Asking questions is generally about getting answers, not pissing people off, isn’t it? If you think otherwise, just forget it, but if we agree on this it’s worth noting that sometimes to ask questions means more than to barely inform someone what you would like them to tell you and wait.
Usually it just doesn’t work like “fire and forget”. Why? Because people are busy with things of great importance and urgency (even if they just seem to be seating and picking their nose), with delivering results they’re being accounted for and probably with thousands of other better things to be occupied with than answering your endless lists of questions. So what can you do?
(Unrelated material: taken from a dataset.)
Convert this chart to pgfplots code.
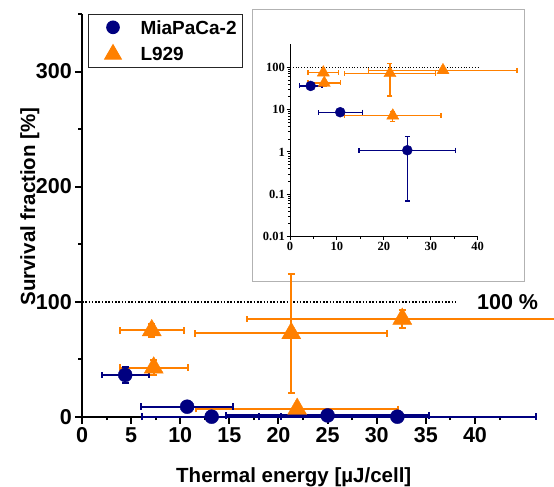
\documentclass[border=0pt]{standalone}
\usepackage{fontspec}
\setmainfont{Liberation Sans}
\newfontfamily\insetfont{Liberation Serif}
\usepackage{pgfplots}
\pgfplotsset{compat=1.18}
\definecolor{navyb}{RGB}{0,0,128}
\definecolor{orng}{RGB}{255,128,0}
\pgfplotsset{/pgf/number format/assume math mode=true}

\begin{document}
\begin{tikzpicture}
\path[use as bounding box] (-82bp,-70.3bp) rectangle (472bp,416.7bp);
% inset frame
\draw[black!30, line width=1bp] (170.7bp,134.7bp) rectangle (442bp,406.7bp);

% inset: log scale
\begin{axis}[
    at={(208bp,180bp)}, anchor=south west,
    scale only axis, width=187.7bp, height=192.7bp,
    xmin=0, xmax=40, ymode=log, ymin=0.01, ymax=355,
    clip=false,
    axis x line*=bottom, axis y line*=left,
    axis line style={line width=1bp, -},
    tick align=outside,
    xtick={0,10,20,30,40}, minor xtick={5,15,25,35},
    ytick={0.01,0.1,1,10,100}, yticklabels={0.01,0.1,1,10,100},
    tick style={line width=1bp, black},
    major tick length=3.5bp, minor tick length=2bp,
    tick label style={font=\insetfont\bfseries\fontsize{12.5bp}{14bp}\selectfont},
    yticklabel style={inner xsep=1.5bp},
    xticklabel style={inner ysep=1.5bp},
]
\addplot[black, line width=0.8bp, dash pattern=on 0.8bp off 2bp] coordinates {(0,100) (40,100)};
% L929
\addplot[only marks, mark=triangle*, mark size=7bp, color=orng,
    error bars/.cd, x dir=both, x explicit, y dir=both, y explicit,
    error bar style={line width=1.3bp}, error mark options={rotate=90, line width=1.3bp, mark size=2.5bp}]
coordinates {
    (7.1,75) +- (3.25,6)
    (7.3,42.6) +- (3.45,6.5)
    (21.3,72.5) +- (9.75,51.5)
    (32.6,85) +- (15.8,8)
    (21.9,7.2) +- (10.3,2)
};
% MiaPaCa-2
\addplot[only marks, mark=*, mark size=5bp, color=navyb,
    error bars/.cd, x dir=both, x explicit, y dir=both, y explicit,
    error bar style={line width=1.3bp}, error mark options={rotate=90, line width=1.3bp, mark size=2.5bp}]
coordinates {
    (4.4,36.3) +- (2.4,6.8)
    (10.7,8.7) +- (4.7,1)
    (25.0,1.1) += (10.3,1.2) -= (10.3,1.03)
};
\end{axis}

% main axis
\begin{axis}[
    at={(0,0)}, anchor=south west,
    scale only axis, width=442.1bp, height=402.7bp,
    xmin=0, xmax=45, ymin=0, ymax=350,
    clip=false,
    axis x line*=bottom, axis y line*=left,
    axis line style={line width=2bp, -},
    tick align=outside,
    xtick={0,5,...,40}, minor xtick={2.5,7.5,...,42.5},
    ytick={0,100,200,300}, minor ytick={50,150,250,350},
    tick style={line width=2bp, black},
    major tick length=7bp, minor tick length=3.5bp,
    tick label style={font=\bfseries\fontsize{21.5bp}{24bp}\selectfont},
    yticklabel style={inner xsep=3bp},
    xlabel={Thermal energy [µJ/cell]},
    ylabel={Survival fraction [\%]},
    every axis x label/.style={at={(axis description cs:0.479,0)}, anchor=base, yshift=-65.3bp,
        font=\bfseries\fontsize{20.5bp}{24bp}\selectfont},
    every axis y label/.style={at={(axis description cs:-0.1063,0.522)}, anchor=base, rotate=90,
        font=\bfseries\fontsize{20.5bp}{24bp}\selectfont},
    legend style={at={(axis description cs:0.0136,1.0)}, anchor=north west,
        draw=black!85, line width=1bp, inner xsep=5bp, inner ysep=1.5bp,
        font=\bfseries\fontsize{19bp}{22bp}\selectfont,
        nodes={inner sep=1bp}, row sep=4.4bp, column sep=12bp, cells={anchor=west}},
    legend image code/.code={\path (-5bp,-10bp) (28bp,11.6bp); \draw[#1] plot coordinates {(14bp,0.8bp)};},
]
\addplot[black, line width=2bp, dash pattern=on 1.6bp off 1.7bp, forget plot] coordinates {(0,100) (38,100)};
\node[anchor=west, inner sep=0bp, font=\bfseries\fontsize{21.5bp}{24bp}\selectfont] at (axis cs:40.2,100) {100 \%};
% L929
\addplot[only marks, mark=triangle*, mark size=11bp, color=orng, forget plot,
    error bars/.cd, x dir=both, x explicit, y dir=both, y explicit,
    error bar style={line width=2bp}, error mark options={rotate=90, line width=2bp, mark size=3.3bp}]
coordinates {
    (7.1,75) +- (3.25,6)
    (7.3,42.6) +- (3.45,6.5)
    (21.3,72.5) +- (9.75,51.5)
    (32.6,85) +- (15.8,8)
    (21.9,6.7) +- (10.3,2)
};
% MiaPaCa-2
\addplot[only marks, mark=*, mark size=7bp, color=navyb, forget plot,
    error bars/.cd, x dir=both, x explicit, y dir=both, y explicit,
    error bar style={line width=2bp}, error mark options={rotate=90, line width=2bp, mark size=3.3bp}]
coordinates {
    (4.4,36.3) +- (2.4,6.8)
    (10.7,8.7) +- (4.7,1)
    (13.2,0) +- (7.1,0)
    (25.0,1.1) +- (10.3,1.1)
    (32.1,0) +- (14.1,0)
};
\addlegendimage{only marks, mark=*, mark size=6.3bp, color=navyb}
\addlegendentry{MiaPaCa-2}
\addlegendimage{only marks, mark=triangle*, mark size=9.6bp, color=orng}
\addlegendentry{L929}
\end{axis}
\end{tikzpicture}
\end{document}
In most cases the trick is to convince your respondent to cooperate with you during the process of finding answers instead of flooding them with a list of 987987 detailed questions (half of which is relevant only if they answer positively some previous one) and expecting to get them answered.
Starting with a small list of general questions, which then can be detailed depending on received answers, seems to be quite a good idea. First of all it’s easier to get someone to answer a short list of questions for you (even if finally there’s gonna be like fifty of these short lists).
Also, what is kind of important too, you can avoid asking a lot of irrelevant questions and save a lot of your respondents’ time.
And yeah, it means you have to interact with your respondents, explain a lot and be patient. But, believe it or not, it pays off — it takes less time and, above all, pisses people off a little bit less.